# RECORDS PROVIDED:
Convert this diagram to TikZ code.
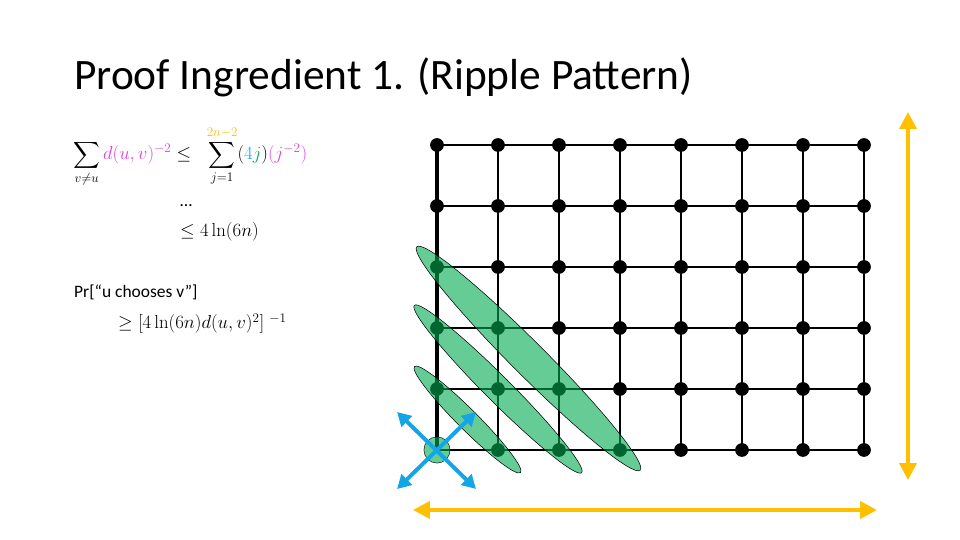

---

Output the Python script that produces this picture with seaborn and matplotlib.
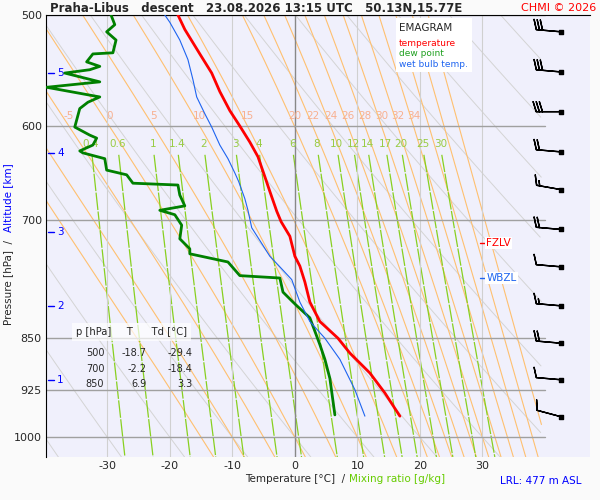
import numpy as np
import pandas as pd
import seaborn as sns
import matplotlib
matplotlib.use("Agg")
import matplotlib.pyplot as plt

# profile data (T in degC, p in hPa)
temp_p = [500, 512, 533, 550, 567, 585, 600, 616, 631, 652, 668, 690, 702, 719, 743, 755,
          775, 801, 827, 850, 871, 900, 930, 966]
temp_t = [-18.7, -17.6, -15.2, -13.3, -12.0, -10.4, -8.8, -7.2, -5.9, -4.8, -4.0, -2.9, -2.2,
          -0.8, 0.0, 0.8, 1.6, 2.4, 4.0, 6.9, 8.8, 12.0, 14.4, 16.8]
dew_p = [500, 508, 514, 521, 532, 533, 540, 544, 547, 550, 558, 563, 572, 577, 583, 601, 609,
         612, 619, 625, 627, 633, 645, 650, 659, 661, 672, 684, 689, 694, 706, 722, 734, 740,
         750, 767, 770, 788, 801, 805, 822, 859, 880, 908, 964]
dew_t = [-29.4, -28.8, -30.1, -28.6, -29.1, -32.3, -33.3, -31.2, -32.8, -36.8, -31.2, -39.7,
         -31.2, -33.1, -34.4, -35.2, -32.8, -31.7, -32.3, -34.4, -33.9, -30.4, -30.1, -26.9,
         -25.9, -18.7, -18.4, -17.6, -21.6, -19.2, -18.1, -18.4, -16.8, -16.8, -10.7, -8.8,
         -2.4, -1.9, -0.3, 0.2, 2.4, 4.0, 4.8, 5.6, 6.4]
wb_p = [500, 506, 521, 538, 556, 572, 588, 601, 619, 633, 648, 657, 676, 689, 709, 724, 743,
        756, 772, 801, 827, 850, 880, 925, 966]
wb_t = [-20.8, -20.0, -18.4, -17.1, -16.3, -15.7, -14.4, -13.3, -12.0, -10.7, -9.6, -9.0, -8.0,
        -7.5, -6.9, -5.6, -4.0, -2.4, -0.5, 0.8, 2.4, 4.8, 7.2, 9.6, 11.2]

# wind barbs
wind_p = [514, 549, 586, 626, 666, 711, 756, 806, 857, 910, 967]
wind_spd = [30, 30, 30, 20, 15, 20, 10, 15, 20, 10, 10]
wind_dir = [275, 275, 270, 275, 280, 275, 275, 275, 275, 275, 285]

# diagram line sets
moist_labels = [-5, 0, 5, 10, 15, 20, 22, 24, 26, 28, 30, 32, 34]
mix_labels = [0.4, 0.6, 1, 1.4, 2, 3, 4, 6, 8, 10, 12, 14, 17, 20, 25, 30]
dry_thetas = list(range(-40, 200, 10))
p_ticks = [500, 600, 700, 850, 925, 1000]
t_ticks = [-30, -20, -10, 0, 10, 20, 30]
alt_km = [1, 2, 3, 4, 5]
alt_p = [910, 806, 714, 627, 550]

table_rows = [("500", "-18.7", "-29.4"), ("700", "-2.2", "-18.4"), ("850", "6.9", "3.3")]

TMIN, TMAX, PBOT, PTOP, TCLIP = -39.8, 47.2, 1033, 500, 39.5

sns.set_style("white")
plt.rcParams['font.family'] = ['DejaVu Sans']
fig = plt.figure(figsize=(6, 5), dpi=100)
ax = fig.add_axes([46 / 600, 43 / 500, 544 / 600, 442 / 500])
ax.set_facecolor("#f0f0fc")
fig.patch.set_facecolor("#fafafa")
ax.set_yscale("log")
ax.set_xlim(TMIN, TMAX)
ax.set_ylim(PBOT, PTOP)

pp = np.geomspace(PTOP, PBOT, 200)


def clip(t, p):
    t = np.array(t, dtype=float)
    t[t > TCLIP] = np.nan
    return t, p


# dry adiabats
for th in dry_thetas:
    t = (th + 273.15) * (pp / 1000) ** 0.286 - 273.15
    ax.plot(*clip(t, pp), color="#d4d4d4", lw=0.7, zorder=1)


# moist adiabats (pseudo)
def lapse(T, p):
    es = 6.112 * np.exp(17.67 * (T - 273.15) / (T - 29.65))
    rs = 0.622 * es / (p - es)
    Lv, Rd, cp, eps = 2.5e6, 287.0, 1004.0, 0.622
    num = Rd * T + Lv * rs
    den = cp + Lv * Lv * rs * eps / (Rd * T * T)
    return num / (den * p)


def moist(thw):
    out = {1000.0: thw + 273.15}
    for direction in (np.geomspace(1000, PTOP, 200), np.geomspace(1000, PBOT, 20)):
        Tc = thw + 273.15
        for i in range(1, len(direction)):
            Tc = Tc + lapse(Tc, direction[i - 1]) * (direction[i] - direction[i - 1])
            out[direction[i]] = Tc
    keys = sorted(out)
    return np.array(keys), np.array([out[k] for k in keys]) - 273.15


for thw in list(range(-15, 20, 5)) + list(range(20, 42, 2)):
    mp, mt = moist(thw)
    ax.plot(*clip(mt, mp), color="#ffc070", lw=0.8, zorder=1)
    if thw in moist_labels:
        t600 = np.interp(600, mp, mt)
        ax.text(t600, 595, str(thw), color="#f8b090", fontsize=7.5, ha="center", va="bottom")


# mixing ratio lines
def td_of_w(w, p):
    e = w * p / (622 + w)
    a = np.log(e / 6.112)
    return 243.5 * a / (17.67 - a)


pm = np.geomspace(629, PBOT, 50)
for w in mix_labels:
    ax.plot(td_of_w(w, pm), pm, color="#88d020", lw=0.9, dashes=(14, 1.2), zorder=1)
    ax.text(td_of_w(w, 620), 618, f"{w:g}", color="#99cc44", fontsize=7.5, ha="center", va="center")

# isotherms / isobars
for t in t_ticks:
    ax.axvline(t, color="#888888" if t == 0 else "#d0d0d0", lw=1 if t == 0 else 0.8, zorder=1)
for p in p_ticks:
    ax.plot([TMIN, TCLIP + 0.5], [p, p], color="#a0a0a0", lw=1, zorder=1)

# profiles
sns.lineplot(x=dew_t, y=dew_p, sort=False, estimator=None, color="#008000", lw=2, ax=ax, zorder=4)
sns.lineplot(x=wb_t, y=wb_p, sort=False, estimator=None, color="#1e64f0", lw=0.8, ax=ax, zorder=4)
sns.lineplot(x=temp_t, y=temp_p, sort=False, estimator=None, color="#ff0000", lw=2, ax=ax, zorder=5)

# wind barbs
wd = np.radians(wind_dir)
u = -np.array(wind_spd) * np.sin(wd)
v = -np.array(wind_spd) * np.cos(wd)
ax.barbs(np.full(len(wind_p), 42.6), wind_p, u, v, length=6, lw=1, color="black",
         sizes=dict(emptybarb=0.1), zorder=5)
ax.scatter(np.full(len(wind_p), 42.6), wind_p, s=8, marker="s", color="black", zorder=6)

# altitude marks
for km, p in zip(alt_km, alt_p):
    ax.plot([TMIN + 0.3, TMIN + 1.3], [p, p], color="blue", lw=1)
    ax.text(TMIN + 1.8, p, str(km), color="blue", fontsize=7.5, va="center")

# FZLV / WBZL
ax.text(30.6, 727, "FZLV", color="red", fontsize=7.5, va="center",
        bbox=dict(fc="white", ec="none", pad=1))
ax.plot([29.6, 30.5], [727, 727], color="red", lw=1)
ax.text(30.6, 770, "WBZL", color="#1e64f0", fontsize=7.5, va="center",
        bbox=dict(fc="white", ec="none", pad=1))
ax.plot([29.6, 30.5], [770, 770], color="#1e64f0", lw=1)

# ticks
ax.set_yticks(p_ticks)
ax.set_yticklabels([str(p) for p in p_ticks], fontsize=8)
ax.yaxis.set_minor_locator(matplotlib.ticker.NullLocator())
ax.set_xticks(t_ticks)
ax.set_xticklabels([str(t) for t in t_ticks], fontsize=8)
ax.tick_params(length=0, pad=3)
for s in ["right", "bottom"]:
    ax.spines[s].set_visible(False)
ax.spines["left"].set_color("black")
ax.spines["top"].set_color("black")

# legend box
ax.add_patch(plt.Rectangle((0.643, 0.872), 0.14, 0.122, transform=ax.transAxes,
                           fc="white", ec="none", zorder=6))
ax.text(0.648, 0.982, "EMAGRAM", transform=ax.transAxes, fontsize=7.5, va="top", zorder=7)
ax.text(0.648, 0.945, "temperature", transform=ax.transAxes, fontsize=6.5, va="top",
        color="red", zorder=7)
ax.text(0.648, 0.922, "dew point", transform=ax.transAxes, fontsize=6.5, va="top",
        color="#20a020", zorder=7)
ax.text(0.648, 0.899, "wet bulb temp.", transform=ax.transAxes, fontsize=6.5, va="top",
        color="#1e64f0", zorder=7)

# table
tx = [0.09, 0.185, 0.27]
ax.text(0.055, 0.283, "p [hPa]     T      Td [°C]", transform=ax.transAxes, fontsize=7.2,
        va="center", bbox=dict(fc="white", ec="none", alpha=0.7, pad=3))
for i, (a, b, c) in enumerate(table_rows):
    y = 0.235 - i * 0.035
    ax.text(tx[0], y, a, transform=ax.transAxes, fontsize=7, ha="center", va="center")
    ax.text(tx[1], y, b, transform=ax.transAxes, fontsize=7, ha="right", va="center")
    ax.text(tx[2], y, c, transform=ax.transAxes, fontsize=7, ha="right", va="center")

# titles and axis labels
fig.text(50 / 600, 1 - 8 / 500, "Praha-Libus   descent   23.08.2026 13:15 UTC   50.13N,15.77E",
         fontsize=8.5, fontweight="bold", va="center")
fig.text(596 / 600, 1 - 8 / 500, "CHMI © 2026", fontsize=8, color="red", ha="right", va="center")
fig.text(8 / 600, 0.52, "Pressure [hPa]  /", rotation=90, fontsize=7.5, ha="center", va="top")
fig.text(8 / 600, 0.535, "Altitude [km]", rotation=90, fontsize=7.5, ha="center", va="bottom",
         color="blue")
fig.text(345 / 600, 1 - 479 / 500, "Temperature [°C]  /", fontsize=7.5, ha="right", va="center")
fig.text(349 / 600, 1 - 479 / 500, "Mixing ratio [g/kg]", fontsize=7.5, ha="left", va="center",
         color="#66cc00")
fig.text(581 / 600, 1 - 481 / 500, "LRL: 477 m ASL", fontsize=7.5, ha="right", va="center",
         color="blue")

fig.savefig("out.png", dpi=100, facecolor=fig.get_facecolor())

* * *

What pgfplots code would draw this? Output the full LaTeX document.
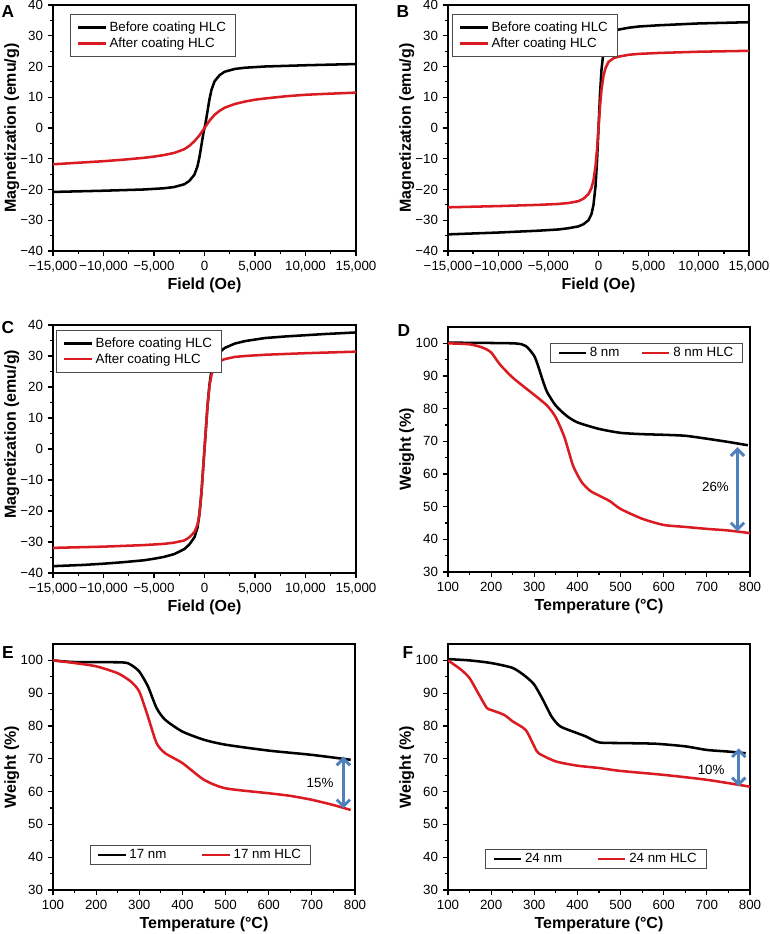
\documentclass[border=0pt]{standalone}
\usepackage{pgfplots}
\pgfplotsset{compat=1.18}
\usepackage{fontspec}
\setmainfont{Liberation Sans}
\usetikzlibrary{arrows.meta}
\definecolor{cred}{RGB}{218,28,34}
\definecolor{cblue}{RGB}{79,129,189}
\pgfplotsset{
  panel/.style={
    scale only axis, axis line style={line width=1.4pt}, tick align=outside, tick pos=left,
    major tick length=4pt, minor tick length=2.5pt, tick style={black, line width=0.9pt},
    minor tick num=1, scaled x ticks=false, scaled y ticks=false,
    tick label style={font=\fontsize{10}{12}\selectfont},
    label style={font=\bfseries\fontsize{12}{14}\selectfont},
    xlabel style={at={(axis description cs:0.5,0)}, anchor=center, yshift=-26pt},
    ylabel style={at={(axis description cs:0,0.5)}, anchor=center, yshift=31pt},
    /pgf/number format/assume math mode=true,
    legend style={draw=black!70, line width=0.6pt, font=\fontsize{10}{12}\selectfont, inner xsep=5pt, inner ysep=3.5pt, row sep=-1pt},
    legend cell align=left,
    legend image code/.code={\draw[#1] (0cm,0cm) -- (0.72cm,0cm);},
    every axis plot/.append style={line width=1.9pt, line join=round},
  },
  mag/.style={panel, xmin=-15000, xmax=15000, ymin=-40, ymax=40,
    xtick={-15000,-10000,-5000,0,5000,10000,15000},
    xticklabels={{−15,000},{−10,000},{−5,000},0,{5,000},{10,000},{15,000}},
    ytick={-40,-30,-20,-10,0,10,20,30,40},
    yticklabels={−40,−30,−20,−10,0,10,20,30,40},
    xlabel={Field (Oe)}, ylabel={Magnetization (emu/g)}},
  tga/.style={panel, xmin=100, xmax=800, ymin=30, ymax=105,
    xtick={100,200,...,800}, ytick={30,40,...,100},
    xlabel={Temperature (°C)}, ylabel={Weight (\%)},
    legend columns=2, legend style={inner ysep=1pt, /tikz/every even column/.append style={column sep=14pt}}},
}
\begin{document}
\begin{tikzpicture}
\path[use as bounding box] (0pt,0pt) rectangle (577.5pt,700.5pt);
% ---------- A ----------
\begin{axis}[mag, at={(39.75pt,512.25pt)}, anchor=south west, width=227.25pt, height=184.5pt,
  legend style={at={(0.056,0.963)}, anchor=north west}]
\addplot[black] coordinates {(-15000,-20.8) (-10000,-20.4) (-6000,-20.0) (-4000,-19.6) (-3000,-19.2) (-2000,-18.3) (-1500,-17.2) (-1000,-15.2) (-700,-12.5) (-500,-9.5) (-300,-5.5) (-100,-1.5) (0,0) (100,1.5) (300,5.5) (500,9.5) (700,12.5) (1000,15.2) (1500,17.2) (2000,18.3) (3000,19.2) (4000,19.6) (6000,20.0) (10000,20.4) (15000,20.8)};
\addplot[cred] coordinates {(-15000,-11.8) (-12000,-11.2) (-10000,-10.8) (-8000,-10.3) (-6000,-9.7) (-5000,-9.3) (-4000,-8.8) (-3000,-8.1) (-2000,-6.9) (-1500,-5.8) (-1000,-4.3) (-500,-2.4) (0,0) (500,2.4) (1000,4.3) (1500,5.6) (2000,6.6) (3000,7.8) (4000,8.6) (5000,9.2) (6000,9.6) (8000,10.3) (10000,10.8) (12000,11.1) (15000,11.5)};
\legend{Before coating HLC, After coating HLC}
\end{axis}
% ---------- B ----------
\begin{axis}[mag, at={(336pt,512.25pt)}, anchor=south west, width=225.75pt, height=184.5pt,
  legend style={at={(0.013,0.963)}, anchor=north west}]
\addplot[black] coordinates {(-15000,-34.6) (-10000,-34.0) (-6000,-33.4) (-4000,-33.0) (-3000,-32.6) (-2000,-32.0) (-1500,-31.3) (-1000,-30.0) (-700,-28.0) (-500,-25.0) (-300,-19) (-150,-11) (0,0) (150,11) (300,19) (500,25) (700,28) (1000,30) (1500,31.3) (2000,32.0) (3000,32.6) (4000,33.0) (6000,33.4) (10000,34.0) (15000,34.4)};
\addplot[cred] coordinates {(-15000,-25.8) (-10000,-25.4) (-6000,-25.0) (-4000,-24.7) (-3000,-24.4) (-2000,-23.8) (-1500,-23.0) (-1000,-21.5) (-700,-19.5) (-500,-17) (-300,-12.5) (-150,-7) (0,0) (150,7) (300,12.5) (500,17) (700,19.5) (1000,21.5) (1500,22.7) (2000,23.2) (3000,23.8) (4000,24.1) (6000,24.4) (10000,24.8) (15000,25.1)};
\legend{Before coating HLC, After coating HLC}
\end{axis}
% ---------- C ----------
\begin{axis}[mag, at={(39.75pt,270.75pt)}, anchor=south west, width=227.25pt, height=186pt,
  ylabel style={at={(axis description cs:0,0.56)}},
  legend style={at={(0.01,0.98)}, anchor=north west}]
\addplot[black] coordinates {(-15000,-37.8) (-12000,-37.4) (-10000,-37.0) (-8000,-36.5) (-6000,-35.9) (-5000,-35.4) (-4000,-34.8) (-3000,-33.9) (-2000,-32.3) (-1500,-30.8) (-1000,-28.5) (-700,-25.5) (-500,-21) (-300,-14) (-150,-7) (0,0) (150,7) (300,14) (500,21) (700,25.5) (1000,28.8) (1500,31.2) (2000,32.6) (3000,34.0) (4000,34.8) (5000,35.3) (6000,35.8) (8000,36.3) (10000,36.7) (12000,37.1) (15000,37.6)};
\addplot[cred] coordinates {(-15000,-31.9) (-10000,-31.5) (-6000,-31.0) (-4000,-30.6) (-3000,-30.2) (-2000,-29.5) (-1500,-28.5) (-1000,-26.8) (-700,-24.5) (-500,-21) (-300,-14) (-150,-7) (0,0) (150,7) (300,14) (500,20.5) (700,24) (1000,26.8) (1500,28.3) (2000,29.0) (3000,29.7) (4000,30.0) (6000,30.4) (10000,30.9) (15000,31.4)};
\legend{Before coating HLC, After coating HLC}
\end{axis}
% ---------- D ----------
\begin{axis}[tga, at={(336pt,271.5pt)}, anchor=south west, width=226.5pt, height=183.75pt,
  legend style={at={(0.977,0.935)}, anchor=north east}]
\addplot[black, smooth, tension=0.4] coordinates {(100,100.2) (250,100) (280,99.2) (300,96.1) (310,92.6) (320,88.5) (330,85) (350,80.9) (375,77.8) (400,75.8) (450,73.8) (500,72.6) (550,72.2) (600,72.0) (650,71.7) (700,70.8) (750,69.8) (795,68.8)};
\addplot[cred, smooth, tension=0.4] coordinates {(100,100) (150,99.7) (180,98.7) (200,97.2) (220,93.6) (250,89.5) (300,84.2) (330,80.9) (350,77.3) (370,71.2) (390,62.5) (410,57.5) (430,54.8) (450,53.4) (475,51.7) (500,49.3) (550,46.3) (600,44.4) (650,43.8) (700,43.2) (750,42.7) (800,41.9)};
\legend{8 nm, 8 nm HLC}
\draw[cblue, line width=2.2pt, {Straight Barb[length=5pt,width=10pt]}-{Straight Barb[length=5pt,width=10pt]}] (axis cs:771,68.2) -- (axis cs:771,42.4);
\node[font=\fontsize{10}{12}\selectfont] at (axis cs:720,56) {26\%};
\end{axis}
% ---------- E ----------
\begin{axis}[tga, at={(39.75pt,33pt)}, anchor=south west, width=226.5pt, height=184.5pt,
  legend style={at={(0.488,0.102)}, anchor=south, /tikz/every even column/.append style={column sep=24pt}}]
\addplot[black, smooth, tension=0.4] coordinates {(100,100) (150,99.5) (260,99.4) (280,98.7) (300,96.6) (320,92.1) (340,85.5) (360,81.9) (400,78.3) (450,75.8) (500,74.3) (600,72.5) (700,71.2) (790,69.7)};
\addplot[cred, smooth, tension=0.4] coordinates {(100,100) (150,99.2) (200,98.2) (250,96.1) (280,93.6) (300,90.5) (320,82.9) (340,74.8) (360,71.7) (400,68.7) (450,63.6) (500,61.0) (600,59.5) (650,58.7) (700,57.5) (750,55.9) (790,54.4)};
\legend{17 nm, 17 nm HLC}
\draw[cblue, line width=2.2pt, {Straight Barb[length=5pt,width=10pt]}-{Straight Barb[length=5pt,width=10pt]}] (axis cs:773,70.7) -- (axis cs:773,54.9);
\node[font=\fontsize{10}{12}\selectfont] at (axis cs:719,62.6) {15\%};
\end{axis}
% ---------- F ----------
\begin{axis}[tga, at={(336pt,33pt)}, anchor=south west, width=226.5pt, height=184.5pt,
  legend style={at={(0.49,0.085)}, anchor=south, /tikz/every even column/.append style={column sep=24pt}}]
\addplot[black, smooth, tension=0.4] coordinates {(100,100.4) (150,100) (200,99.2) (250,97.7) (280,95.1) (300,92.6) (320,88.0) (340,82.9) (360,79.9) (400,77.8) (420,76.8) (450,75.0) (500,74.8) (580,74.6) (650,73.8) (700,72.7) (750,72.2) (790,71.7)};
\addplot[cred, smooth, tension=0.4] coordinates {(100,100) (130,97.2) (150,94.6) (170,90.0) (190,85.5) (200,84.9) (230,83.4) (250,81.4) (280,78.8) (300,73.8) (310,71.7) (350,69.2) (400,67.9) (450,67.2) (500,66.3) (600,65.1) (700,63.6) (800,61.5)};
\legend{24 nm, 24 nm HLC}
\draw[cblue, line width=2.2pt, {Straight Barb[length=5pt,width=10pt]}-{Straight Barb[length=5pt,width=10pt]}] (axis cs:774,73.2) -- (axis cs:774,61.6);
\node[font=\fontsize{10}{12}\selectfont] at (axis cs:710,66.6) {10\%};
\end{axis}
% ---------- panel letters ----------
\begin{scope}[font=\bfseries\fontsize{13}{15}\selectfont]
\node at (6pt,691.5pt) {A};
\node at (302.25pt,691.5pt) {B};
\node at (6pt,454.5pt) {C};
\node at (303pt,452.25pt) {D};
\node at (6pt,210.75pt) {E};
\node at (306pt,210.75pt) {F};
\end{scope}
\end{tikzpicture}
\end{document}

# WORK INSTRUCTIONS:
Check each line of these records for the string "seaborn" and state only how many lines have it.

# THE COMPLETED TASK:
2